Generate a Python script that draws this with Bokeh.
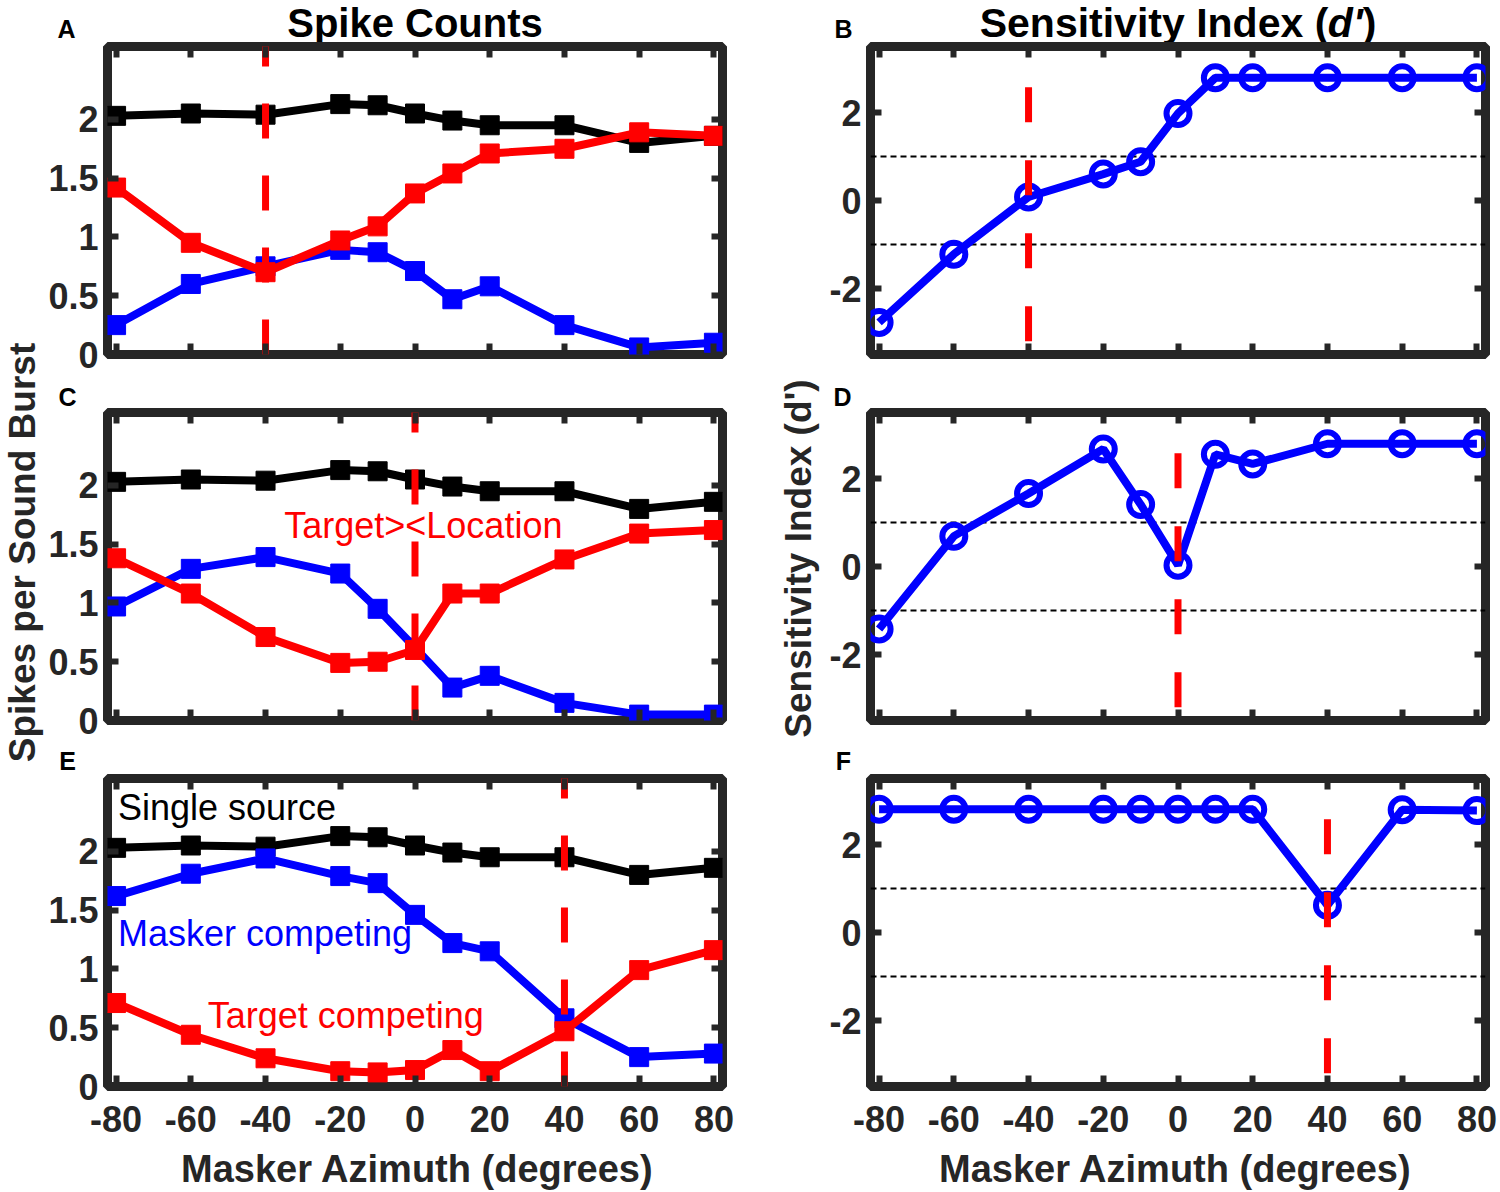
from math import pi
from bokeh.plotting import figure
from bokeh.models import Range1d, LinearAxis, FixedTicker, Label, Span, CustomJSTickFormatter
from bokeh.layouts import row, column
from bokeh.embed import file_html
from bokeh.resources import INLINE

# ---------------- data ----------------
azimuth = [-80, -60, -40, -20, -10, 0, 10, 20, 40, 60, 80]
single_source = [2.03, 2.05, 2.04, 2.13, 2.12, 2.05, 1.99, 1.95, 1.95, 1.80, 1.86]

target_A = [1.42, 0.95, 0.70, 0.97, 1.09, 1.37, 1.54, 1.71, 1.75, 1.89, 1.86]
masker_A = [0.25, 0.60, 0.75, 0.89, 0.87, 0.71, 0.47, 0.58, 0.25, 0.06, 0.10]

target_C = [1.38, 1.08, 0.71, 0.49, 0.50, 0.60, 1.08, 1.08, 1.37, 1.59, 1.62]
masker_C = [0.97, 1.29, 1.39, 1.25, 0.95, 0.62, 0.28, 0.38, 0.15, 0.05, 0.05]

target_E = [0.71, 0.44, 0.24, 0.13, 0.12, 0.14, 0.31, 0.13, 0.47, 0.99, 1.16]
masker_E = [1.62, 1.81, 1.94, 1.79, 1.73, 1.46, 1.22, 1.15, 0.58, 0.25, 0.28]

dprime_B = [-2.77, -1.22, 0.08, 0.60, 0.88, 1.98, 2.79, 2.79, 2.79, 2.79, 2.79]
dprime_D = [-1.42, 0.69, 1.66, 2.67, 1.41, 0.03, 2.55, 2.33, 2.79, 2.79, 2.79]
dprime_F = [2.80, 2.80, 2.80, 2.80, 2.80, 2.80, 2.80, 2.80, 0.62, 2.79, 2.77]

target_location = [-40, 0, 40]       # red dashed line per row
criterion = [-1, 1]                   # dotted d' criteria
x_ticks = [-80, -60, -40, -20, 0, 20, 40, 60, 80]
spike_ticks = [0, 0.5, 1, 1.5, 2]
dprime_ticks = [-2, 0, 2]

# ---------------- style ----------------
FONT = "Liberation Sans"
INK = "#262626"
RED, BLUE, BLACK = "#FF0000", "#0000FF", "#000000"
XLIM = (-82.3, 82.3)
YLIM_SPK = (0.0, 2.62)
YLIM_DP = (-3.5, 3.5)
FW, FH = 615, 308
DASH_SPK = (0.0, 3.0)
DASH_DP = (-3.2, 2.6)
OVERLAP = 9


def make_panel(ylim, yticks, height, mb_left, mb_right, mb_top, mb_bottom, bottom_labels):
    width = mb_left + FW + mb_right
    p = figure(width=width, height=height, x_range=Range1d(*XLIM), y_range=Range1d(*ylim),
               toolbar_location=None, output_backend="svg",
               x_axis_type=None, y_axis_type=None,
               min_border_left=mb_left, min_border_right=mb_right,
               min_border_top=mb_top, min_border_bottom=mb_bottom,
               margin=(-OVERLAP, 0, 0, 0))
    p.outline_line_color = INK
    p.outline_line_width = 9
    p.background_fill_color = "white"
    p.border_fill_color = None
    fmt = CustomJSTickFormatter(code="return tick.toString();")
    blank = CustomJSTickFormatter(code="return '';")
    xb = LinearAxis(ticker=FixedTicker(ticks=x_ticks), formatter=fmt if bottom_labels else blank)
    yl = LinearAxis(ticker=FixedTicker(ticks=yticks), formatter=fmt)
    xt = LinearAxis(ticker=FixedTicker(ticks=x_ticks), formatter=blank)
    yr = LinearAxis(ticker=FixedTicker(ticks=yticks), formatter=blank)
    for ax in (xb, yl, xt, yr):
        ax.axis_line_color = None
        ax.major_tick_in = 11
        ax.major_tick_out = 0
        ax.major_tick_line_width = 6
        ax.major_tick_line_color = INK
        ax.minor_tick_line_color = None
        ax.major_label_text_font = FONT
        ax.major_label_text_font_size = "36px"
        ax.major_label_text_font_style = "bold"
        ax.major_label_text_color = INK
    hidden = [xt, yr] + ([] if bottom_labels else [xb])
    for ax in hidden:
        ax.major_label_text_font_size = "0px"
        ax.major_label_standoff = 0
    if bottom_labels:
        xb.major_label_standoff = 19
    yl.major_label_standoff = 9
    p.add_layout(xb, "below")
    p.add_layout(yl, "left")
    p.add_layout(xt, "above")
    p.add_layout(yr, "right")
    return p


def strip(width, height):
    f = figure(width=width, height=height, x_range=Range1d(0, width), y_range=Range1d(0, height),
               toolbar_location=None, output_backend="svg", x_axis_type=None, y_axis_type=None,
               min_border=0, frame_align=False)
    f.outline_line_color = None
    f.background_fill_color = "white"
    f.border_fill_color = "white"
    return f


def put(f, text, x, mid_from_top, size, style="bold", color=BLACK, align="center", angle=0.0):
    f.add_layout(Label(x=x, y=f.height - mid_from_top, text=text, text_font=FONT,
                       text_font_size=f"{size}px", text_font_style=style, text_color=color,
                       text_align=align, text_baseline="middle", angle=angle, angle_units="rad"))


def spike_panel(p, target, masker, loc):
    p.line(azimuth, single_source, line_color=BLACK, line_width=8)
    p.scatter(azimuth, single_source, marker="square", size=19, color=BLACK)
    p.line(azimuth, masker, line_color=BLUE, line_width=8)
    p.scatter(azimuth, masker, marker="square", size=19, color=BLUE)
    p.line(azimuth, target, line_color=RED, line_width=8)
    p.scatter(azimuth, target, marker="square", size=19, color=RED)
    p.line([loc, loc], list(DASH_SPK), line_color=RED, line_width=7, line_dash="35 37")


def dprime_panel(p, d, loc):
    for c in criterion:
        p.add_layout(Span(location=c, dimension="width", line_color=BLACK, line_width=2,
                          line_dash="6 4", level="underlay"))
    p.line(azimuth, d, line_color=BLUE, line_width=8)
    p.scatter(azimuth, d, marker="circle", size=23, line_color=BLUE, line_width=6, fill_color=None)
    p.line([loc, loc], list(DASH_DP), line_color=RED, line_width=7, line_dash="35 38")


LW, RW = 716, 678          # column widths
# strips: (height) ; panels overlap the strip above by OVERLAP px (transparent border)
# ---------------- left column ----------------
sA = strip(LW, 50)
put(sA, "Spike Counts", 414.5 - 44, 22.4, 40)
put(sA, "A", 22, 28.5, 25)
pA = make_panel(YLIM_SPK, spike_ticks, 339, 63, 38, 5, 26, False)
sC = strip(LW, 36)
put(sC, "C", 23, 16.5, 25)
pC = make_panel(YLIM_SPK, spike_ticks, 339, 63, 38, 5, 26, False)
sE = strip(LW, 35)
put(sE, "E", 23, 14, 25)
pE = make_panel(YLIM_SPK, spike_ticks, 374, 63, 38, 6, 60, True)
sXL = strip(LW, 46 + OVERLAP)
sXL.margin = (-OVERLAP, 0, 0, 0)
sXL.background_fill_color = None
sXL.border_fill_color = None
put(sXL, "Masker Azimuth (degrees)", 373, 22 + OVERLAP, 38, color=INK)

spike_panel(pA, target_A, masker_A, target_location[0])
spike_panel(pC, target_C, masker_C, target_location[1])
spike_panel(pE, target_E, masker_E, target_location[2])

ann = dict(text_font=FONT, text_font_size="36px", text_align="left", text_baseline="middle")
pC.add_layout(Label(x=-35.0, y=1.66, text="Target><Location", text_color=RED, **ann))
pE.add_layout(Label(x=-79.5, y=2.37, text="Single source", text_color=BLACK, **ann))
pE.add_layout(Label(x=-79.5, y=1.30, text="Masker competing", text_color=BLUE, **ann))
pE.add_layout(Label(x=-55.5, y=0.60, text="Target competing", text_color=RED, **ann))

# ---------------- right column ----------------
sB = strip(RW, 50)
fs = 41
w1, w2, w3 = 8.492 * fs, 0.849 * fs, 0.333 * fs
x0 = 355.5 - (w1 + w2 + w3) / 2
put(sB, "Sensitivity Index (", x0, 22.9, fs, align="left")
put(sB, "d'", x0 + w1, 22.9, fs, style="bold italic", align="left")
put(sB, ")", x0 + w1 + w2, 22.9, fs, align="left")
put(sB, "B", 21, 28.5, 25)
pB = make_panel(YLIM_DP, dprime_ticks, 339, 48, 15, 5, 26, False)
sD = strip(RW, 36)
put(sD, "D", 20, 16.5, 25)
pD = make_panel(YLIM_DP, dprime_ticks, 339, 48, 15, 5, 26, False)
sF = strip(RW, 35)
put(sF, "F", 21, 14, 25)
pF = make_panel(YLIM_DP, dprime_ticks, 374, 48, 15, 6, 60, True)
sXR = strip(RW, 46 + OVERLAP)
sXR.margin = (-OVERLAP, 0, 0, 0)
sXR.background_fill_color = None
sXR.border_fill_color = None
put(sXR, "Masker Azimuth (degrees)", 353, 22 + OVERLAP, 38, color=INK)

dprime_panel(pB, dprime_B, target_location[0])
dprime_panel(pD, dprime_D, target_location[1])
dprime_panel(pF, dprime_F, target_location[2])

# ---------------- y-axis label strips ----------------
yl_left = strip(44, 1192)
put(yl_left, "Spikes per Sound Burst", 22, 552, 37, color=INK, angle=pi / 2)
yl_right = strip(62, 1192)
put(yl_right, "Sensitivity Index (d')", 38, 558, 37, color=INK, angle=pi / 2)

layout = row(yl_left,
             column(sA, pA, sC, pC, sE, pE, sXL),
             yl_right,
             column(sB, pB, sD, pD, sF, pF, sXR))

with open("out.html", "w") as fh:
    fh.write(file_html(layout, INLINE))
◇ ◇ ◇ ◇ ◇
TO DO:
From the first line above to the line containing "0.62, 2.79, 2.77]", repeat each line exactly. Pictures stay out.

RESPONSE:
Generate a Python script that draws this with Bokeh.
from math import pi
from bokeh.plotting import figure
from bokeh.models import Range1d, LinearAxis, FixedTicker, Label, Span, CustomJSTickFormatter
from bokeh.layouts import row, column
from bokeh.embed import file_html
from bokeh.resources import INLINE

# ---------------- data ----------------
azimuth = [-80, -60, -40, -20, -10, 0, 10, 20, 40, 60, 80]
single_source = [2.03, 2.05, 2.04, 2.13, 2.12, 2.05, 1.99, 1.95, 1.95, 1.80, 1.86]

target_A = [1.42, 0.95, 0.70, 0.97, 1.09, 1.37, 1.54, 1.71, 1.75, 1.89, 1.86]
masker_A = [0.25, 0.60, 0.75, 0.89, 0.87, 0.71, 0.47, 0.58, 0.25, 0.06, 0.10]

target_C = [1.38, 1.08, 0.71, 0.49, 0.50, 0.60, 1.08, 1.08, 1.37, 1.59, 1.62]
masker_C = [0.97, 1.29, 1.39, 1.25, 0.95, 0.62, 0.28, 0.38, 0.15, 0.05, 0.05]

target_E = [0.71, 0.44, 0.24, 0.13, 0.12, 0.14, 0.31, 0.13, 0.47, 0.99, 1.16]
masker_E = [1.62, 1.81, 1.94, 1.79, 1.73, 1.46, 1.22, 1.15, 0.58, 0.25, 0.28]

dprime_B = [-2.77, -1.22, 0.08, 0.60, 0.88, 1.98, 2.79, 2.79, 2.79, 2.79, 2.79]
dprime_D = [-1.42, 0.69, 1.66, 2.67, 1.41, 0.03, 2.55, 2.33, 2.79, 2.79, 2.79]
dprime_F = [2.80, 2.80, 2.80, 2.80, 2.80, 2.80, 2.80, 2.80, 0.62, 2.79, 2.77]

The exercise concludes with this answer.